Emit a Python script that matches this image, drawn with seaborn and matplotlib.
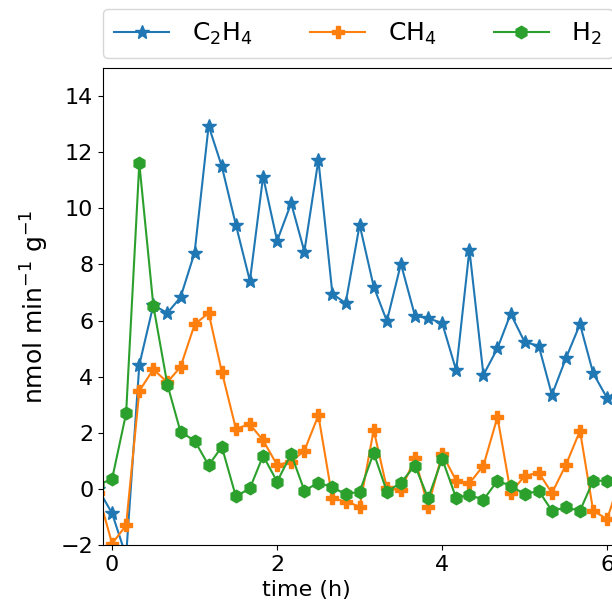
import matplotlib
matplotlib.use("Agg")
import matplotlib.pyplot as plt
import pandas as pd
import seaborn as sns

# sampling times (h), 10 min apart
time_h = [-0.17, 0.0, 0.17, 0.33, 0.5, 0.67, 0.83, 1.0, 1.17, 1.33, 1.5, 1.67,
          1.83, 2.0, 2.17, 2.33, 2.5, 2.67, 2.83, 3.0, 3.17, 3.33, 3.5, 3.67,
          3.83, 4.0, 4.17, 4.33, 4.5, 4.67, 4.83, 5.0, 5.17, 5.33, 5.5, 5.67,
          5.83, 6.0, 6.17]

c2h4 = [0.0, -0.87, -2.4, 4.42, 6.55, 6.27, 6.83, 8.42, 12.94, 11.49, 9.41,
        7.41, 11.13, 8.84, 10.18, 8.46, 11.72, 6.95, 6.62, 9.41, 7.21, 5.98,
        8.02, 6.17, 6.08, 5.91, 4.22, 8.52, 4.06, 5.01, 6.24, 5.23, 5.10, 3.35,
        4.66, 5.87, 4.12, 3.23, 3.6]

ch4 = [-0.15, -1.95, -1.3, 3.49, 4.26, 3.8, 4.35, 5.86, 6.27, 4.17, 2.15, 2.3,
       1.73, 0.85, 0.97, 1.36, 2.62, -0.34, -0.45, -0.63, 2.10, 0.02, -0.04,
       1.09, -0.63, 1.25, 0.29, 0.2, 0.83, 2.56, -0.13, 0.46, 0.58, -0.15, 0.86,
       2.07, -0.78, -1.08, 0.5]

h2 = [0.15, 0.35, 2.69, 11.6, 6.53, 3.72, 2.03, 1.72, 0.84, 1.5, -0.27, 0.02,
      1.18, 0.26, 1.24, -0.06, 0.22, 0.06, -0.19, -0.1, 1.28, -0.1, 0.22, 0.83,
      -0.33, 1.07, -0.33, -0.21, -0.39, 0.29, 0.11, -0.19, -0.07, -0.78, -0.66,
      -0.78, 0.29, 0.29, 0.3]

gases = [r"C$_2$H$_4$", r"CH$_4$", r"H$_2$"]
colors = ["#1f77b4", "#ff7f0e", "#2ca02c"]
markers = ["*", "P", "h"]
sizes = [10, 9, 9]

df = pd.DataFrame({"time": time_h, gases[0]: c2h4, gases[1]: ch4, gases[2]: h2})

plt.rcParams["font.size"] = 16

fig = plt.figure(figsize=(6.12, 6.12), dpi=100)
# axes runs past the right edge of the picture, as in the original crop
ax = fig.add_axes([103 / 612, 67 / 612, 510 / 612, 477 / 612])

for gas, col, mk, ms in zip(gases, colors, markers, sizes):
    sns.lineplot(
        data=df,
        x="time",
        y=gas,
        ax=ax,
        color=col,
        marker=mk,
        markersize=ms,
        markeredgecolor=col,
        markeredgewidth=1,
        linewidth=1.5,
        label=gas,
    )

ax.set_xlim(-0.11, 6.07)
ax.set_ylim(-2, 15)
ax.set_xticks([0, 2, 4, 6])
ax.set_yticks(range(-2, 15, 2))
ax.set_xlabel("time (h)", fontsize=16)
ax.set_ylabel(r"nmol min$^{-1}$ g$^{-1}$", fontsize=18, labelpad=7)
ax.xaxis.label.set_x(0.398)

ax.legend(
    loc="lower left",
    bbox_to_anchor=(0.0, 1.021, 1.0, 0.1),
    mode="expand",
    ncol=3,
    fontsize=18,
    handlelength=2.2,
    handletextpad=0.9,
    borderpad=0.45,
    borderaxespad=0.0,
)

fig.savefig("out.png", dpi=100)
—————
Exercise instructions: Leave out any pictures, please, and quote only the lines from the top of the data through the line that contains "5.83, 6.0, 6.17]".

Correct answer:
Emit a Python script that matches this image, drawn with seaborn and matplotlib.
import matplotlib
matplotlib.use("Agg")
import matplotlib.pyplot as plt
import pandas as pd
import seaborn as sns

# sampling times (h), 10 min apart
time_h = [-0.17, 0.0, 0.17, 0.33, 0.5, 0.67, 0.83, 1.0, 1.17, 1.33, 1.5, 1.67,
          1.83, 2.0, 2.17, 2.33, 2.5, 2.67, 2.83, 3.0, 3.17, 3.33, 3.5, 3.67,
          3.83, 4.0, 4.17, 4.33, 4.5, 4.67, 4.83, 5.0, 5.17, 5.33, 5.5, 5.67,
          5.83, 6.0, 6.17]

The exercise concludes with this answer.